The School Counseling Program is accredited by the Council for Accreditation of Counseling and Related Education Programs (CACREP), a specialized accrediting body recognized by the Council for Higher Education Accreditation (CHEA). This accreditation affords a number of advantages to program graduates. Graduates meet all academic requirements for certification as National Certified Counselors (NCCs) as well as the School Counseling Specialty Certification (National Certified School Counselor [NCSC]). Graduates may apply to the National Board of Certified Counselors to take the National Counselor Examination upon graduation from the program. A student who passes the certification examination will be granted recognition as a NCC. All inquiries regarding certification as a NCC and application for same should be directed to:
National Board for Certified Counselors, Inc.
3-D Terrace Way
Greensboro, NC 27403
The School Counseling Program is a part of the teacher-education unit at The University of Scranton. Besides the School Counseling Program, the teacher-education unit also consists of the Education Department and the Teacher Education Committee. The National Council for Accreditation of Teacher Education (NCATE) accredits the teacher-education unit of The University of Scranton.
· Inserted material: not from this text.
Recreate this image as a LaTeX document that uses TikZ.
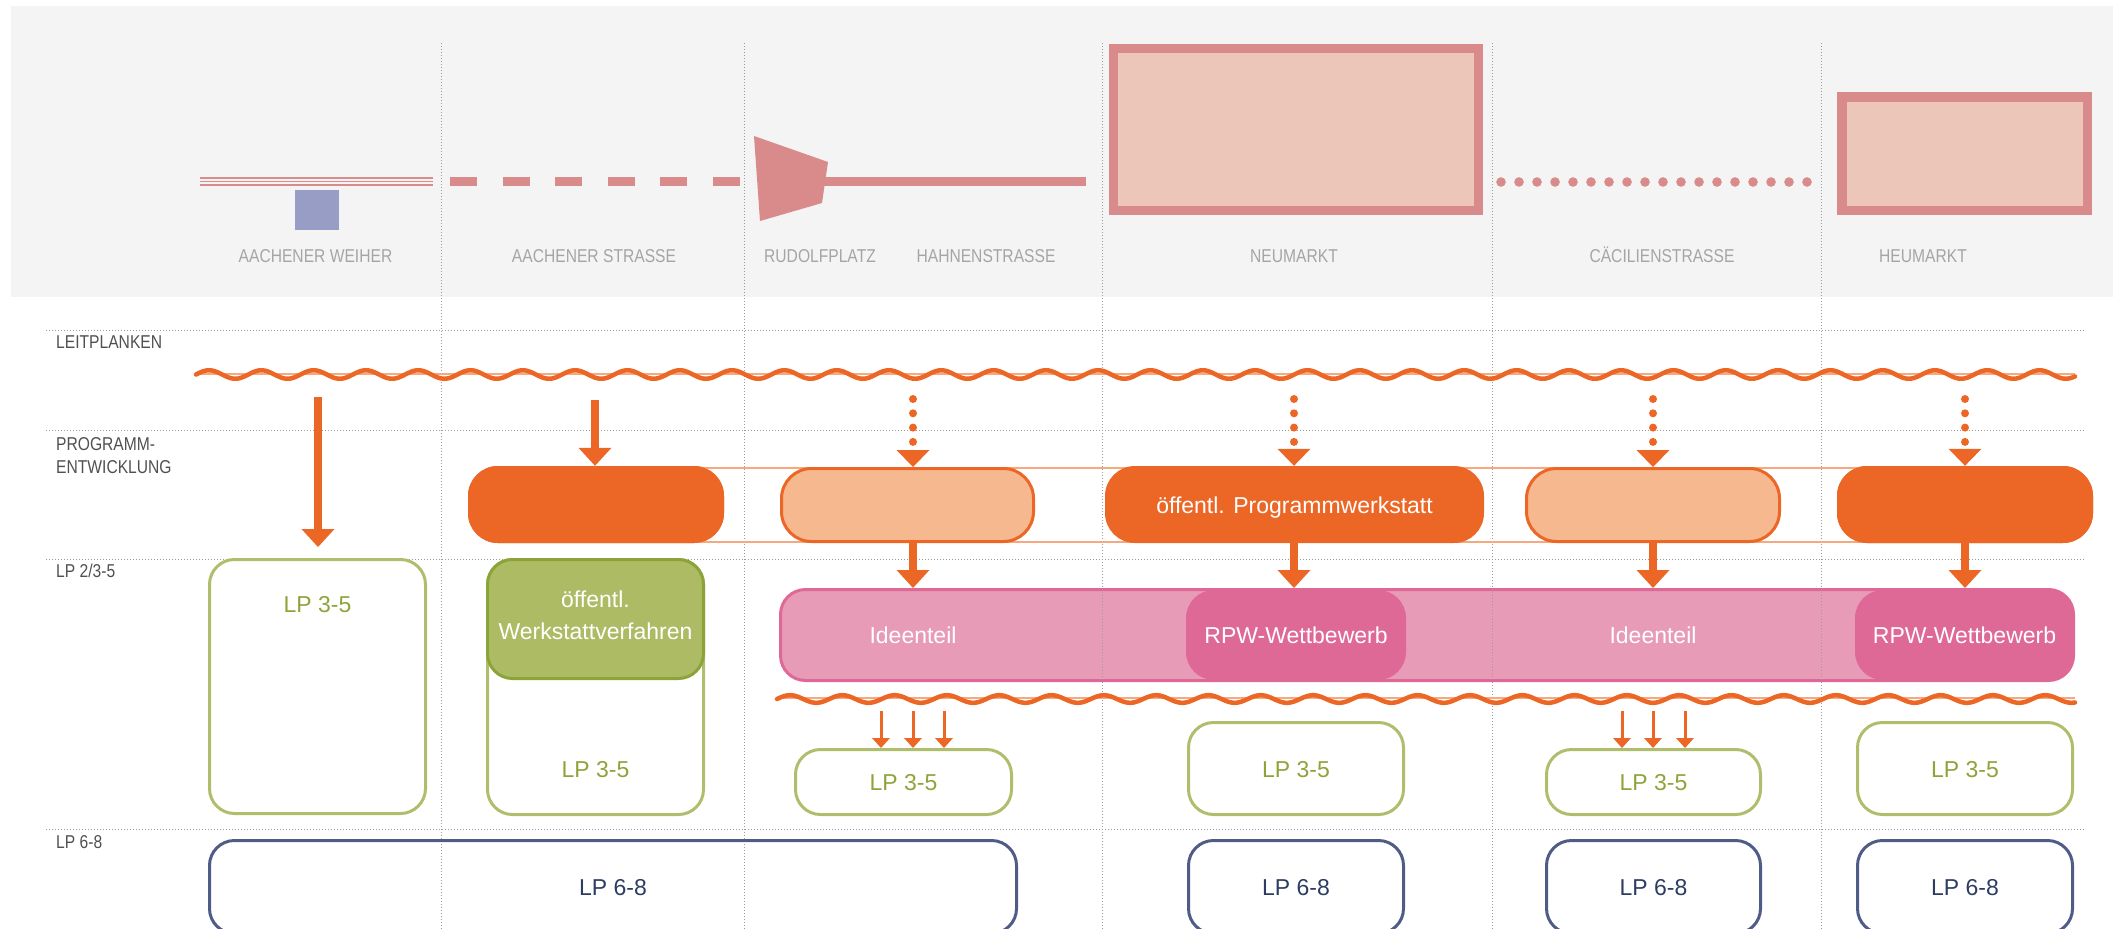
\documentclass[tikz,border=0pt]{standalone}
\usepackage{fontspec}
\setmainfont{Liberation Sans}
\newfontfamily\condfont{Liberation Sans}[FakeStretch=0.84]
\usetikzlibrary{arrows.meta}
\definecolor{cOr}{HTML}{EC6726}
\definecolor{cOrL}{HTML}{F6B88F}
\definecolor{cOrLine}{HTML}{F6A97E}
\definecolor{cPkL}{HTML}{E89BB6}
\definecolor{cPkD}{HTML}{DF6996}
\definecolor{cGrL}{HTML}{AFBE6C}
\definecolor{cGrF}{HTML}{AEBB65}
\definecolor{cGrD}{HTML}{8CA33A}
\definecolor{cGrT}{HTML}{8EA43A}
\definecolor{cNv}{HTML}{4F5C85}
\definecolor{cNvT}{HTML}{2D3C62}
\definecolor{cSal}{HTML}{D98A8A}
\definecolor{cSalF}{HTML}{EBC6B9}
\definecolor{cBlu}{HTML}{989DC5}
\definecolor{cBg}{HTML}{F4F4F4}
\definecolor{cGreyT}{HTML}{A5A5A5}
\definecolor{cGrid}{HTML}{9A9A9A}
\definecolor{cRow}{HTML}{505050}
\tikzset{
 boxtxt/.style={font=\fontsize{23}{27}\selectfont, text height=17pt, text depth=0pt, inner sep=0pt},
 obox/.style={boxtxt, fill=cOr, text=white, rounded corners=30pt, minimum height=77pt},
 lbox/.style={fill=cOrL, draw=cOr, line width=3pt, rounded corners=30pt, minimum height=73pt, inner sep=0pt},
 gbox/.style={boxtxt, draw=cGrL, line width=3pt, rounded corners=25pt, text=cGrT},
 nbox/.style={boxtxt, draw=cNv, line width=3pt, rounded corners=25pt, text=cNvT, minimum height=93pt},
 rpw/.style={boxtxt, fill=cPkD, text=white, rounded corners=28pt, minimum height=90pt},
 freetxt/.style={font=\fontsize{23}{27}\selectfont, inner sep=0pt, anchor=base},
 caplbl/.style={font=\condfont\fontsize{18.6}{22}\selectfont, text=cGreyT, anchor=base, inner sep=0pt},
 rowlbl/.style={font=\condfont\fontsize{18.6}{22}\selectfont, text=cRow, anchor=base west, inner sep=0pt},
 bigarr/.style={draw=cOr, line width=7.5pt, -{Triangle[length=18pt,width=33pt,line width=0pt]}},
 dotarr/.style={draw=cOr, line width=8pt, line cap=round, dash pattern=on 0pt off 14.3pt, -{Triangle[length=17pt,width=33pt,line width=0pt]}},
 smarr/.style={draw=cOr, line width=3pt, -{Triangle[length=10pt,width=18pt,line width=0pt]}},
 gridln/.style={draw=cGrid, line width=1pt, dash pattern=on 1pt off 2pt},
 railline/.style={draw=cOrLine, line width=1.5pt},
}
\begin{document}
\begin{tikzpicture}[x=1pt,y=-1pt]
\useasboundingbox (0,0) rectangle (2113,929);
% background of the top strip
\fill[cBg] (11,6) rectangle (2113,297);
% top graphics
\foreach \yy in {177.7,181.3,184.7} \draw[cSal, line width=1.6pt] (200,\yy) -- (433,\yy);
\fill[cBlu] (295,190) rectangle (339,230);
\draw[cSal, line width=9pt, dash pattern=on 27pt off 25.6pt] (450,181.5) -- (740,181.5);
\fill[cSal] (754,136) -- (828,162) -- (822,203) -- (760,221) -- cycle;
\fill[cSal] (822,177) rectangle (1086,186);
\draw[cSal, fill=cSalF, line width=9pt] (1113.5,48.5) rectangle (1478.5,210.5);
\foreach \i in {0,...,17} \fill[cSal] (1501+18*\i,182) circle (4.8pt);
\draw[cSal, fill=cSalF, line width=9.5pt] (1841.75,96.75) rectangle (2087.25,210.25);
% top labels
\node[caplbl] (t1) at (315.5,262) {AACHENER WEIHER};
\node[caplbl] (t2) at (594,262) {AACHENER STRASSE};
\node[caplbl] (t3) at (820,262) {RUDOLFPLATZ};
\node[caplbl] (t4) at (986,262) {HAHNENSTRASSE};
\node[caplbl] (t5) at (1294,262) {NEUMARKT};
\node[caplbl] (t6) at (1662,262) {CÄCILIENSTRASSE};
\node[caplbl] (t7) at (1923,262) {HEUMARKT};
% band
\node[fill=cPkL, draw=cPkD, line width=3pt, rounded corners=25pt, minimum width=1293pt, minimum height=91pt, inner sep=0pt] (band) at (1427,635) {};
\node[rpw, minimum width=220pt] (r1) at (1296,635) {RPW-Wettbewerb};
\node[rpw, minimum width=219pt] (r2) at (1964.5,635) {RPW-Wettbewerb};
% grid
\foreach \xx in {441,744,1102,1492,1821} \draw[gridln] (\xx,43) -- (\xx,929);
\foreach \yy in {330,430,559,829} \draw[gridln] (46,\yy) -- (2085,\yy);
% rails (waves)
\draw[railline] (196,374) -- (2075,374);
\draw[cOr, line width=4.5pt, line cap=round, line join=round] plot[domain=196:2075, samples=900] (\x, {374.5-4.25*sin(((\x-196)/52.3)*360)});
\draw[railline] (777,698) -- (2075,698);
\draw[cOr, line width=4.5pt, line cap=round, line join=round] plot[domain=777:2075, samples=700] (\x, {699-3.8*sin(((\x-777)/52.3)*360)});
% programme boxes
\node[obox, minimum width=256pt] (o1) at (596,504.5) {};
\node[obox, minimum width=256pt] (o3) at (1965,504.5) {};
\draw[railline] ([yshift=-2pt]o1.north) -- ([yshift=-2pt]o3.north);
\draw[railline] ([yshift=1pt]o1.south) -- ([yshift=1pt]o3.south);
\node[obox, minimum width=256pt] at (o1) {};
\node[obox, minimum width=256pt] at (o3) {};
\node[lbox, minimum width=252pt] (l1) at (907.5,505) {};
\node[obox, minimum width=379pt] (nm) at (1294.5,504.5) {öffentl. Programmwerkstatt};
\node[lbox, minimum width=253pt] (l2) at (1653,505) {};
% LP 2/3-5 boxes
\node[gbox, minimum width=216pt, minimum height=254pt] (g1) at (317.5,686.5) {};
\node[freetxt, text=cGrT] (g1t) at (317.5,612) {LP 3-5};
\node[gbox, minimum width=216pt, minimum height=255pt] (g2) at (595.5,687) {};
\node[freetxt, text=cGrT] (g2t) at (595.5,777) {LP 3-5};
\node[fill=cGrF, draw=cGrD, line width=3pt, rounded corners=25pt, minimum width=216pt, minimum height=119pt, inner sep=0pt] (gf) at (595.5,619) {};
\node[freetxt, text=white] (gf1) at (595.5,607) {öffentl.};
\node[freetxt, text=white] (gf2) at (595.5,639) {Werkstattverfahren};
\node[boxtxt, text=white] (i1) at (913,635) {Ideenteil};
\node[boxtxt, text=white] (i2) at (1653,635) {Ideenteil};
\node[gbox, minimum width=216pt, minimum height=65pt] (s1) at (903.5,782) {LP 3-5};
\node[gbox, minimum width=215pt, minimum height=92pt] (g3) at (1296,768.5) {LP 3-5};
\node[gbox, minimum width=214pt, minimum height=65pt] (s2) at (1653.5,782) {LP 3-5};
\node[gbox, minimum width=215pt, minimum height=92pt] (g4) at (1965,768.5) {LP 3-5};
% LP 6-8 boxes
\node[nbox, minimum width=807pt] (n1) at (613,887) {LP 6-8};
\node[nbox, minimum width=215pt] (n2) at (1296,887) {LP 6-8};
\node[nbox, minimum width=214pt] (n3) at (1653.5,887) {LP 6-8};
\node[nbox, minimum width=215pt] (n4) at (1965,887) {LP 6-8};
% arrow start points on the rails
\coordinate (w1) at (318,397);
\coordinate (w2) at (595,400);
\coordinate (w3) at (913,399);
\coordinate (w4) at (1294,399);
\coordinate (w5) at (1653,399);
\coordinate (w6) at (1965,399);
\coordinate (u1) at (881,711);
\coordinate (u2) at (913,711);
\coordinate (u3) at (944,711);
\coordinate (u4) at (1622,711);
\coordinate (u5) at (1653,711);
\coordinate (u6) at (1685,711);
% arrows
\draw[bigarr, shorten >=11pt] (w1) -- (w1 |- g1.north);
\draw[bigarr] (w2) -- (w2 |- o1.north);
\draw[dotarr] (w3) -- (w3 |- l1.north);
\draw[dotarr] (w4) -- (w4 |- nm.north);
\draw[dotarr] (w5) -- (w5 |- l2.north);
\draw[dotarr] (w6) -- (w6 |- o3.north);
\draw[bigarr] (w3 |- l1.south) -- (w3 |- band.north);
\draw[bigarr] (w4 |- nm.south) -- (w4 |- band.north);
\draw[bigarr] (w5 |- l2.south) -- (w5 |- band.north);
\draw[bigarr] (w6 |- o3.south) -- (w6 |- band.north);
\draw[smarr] (u1) -- (u1 |- s1.north);
\draw[smarr] (u2) -- (u2 |- s1.north);
\draw[smarr] (u3) -- (u3 |- s1.north);
\draw[smarr] (u4) -- (u4 |- s2.north);
\draw[smarr] (u5) -- (u5 |- s2.north);
\draw[smarr] (u6) -- (u6 |- s2.north);
% row labels
\node[rowlbl] (h1) at (56,348) {LEITPLANKEN};
\node[rowlbl] (h2) at (56,450) {PROGRAMM-};
\node[rowlbl] (h3) at (56,473) {ENTWICKLUNG};
\node[rowlbl] (h4) at (56,577) {LP 2/3-5};
\node[rowlbl] (h5) at (56,848) {LP 6-8};
\end{tikzpicture}
\end{document}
Certain individuals who already possess a relevant Master’s degree may wish to pursue a certification only option. Experience has shown that a Master’s degree in either Education or Psychology and School Counseling are markedly different on several dimensions, including philosophical foundation, professional orientation, pedagogy, clinical emphasis, and areas or purpose of intervention. Thus, we view a relevant Master’s degree as addressing several program components of the School Counseling Program. In those cases, program applicants need to write a letter to the School Counseling Program Director articulating their intent, summarizing relevant work experience, and previous graduate coursework. The School Counseling Program Director prepares an initial review of the student’s credentials and proposes a recommended program of study to the School Counseling Certification Review Committee. An appropriate program of study to meet Pennsylvania Department of Education (PDE) requirements will be recommended to the applicant if the applicant requires less than 24 graduate credits. If 24 or more graduate credits are needed, the applicant is encouraged to apply to the Master’s Degree program. Students completing the “certificate only” option must meet all competency requirements for PDE certification. The process for certificate only status is detailed in the School Counseling Program Manual.
Refer to General Information under the Department of Counseling and Human Services for policies and procedures applicable to all Department programs.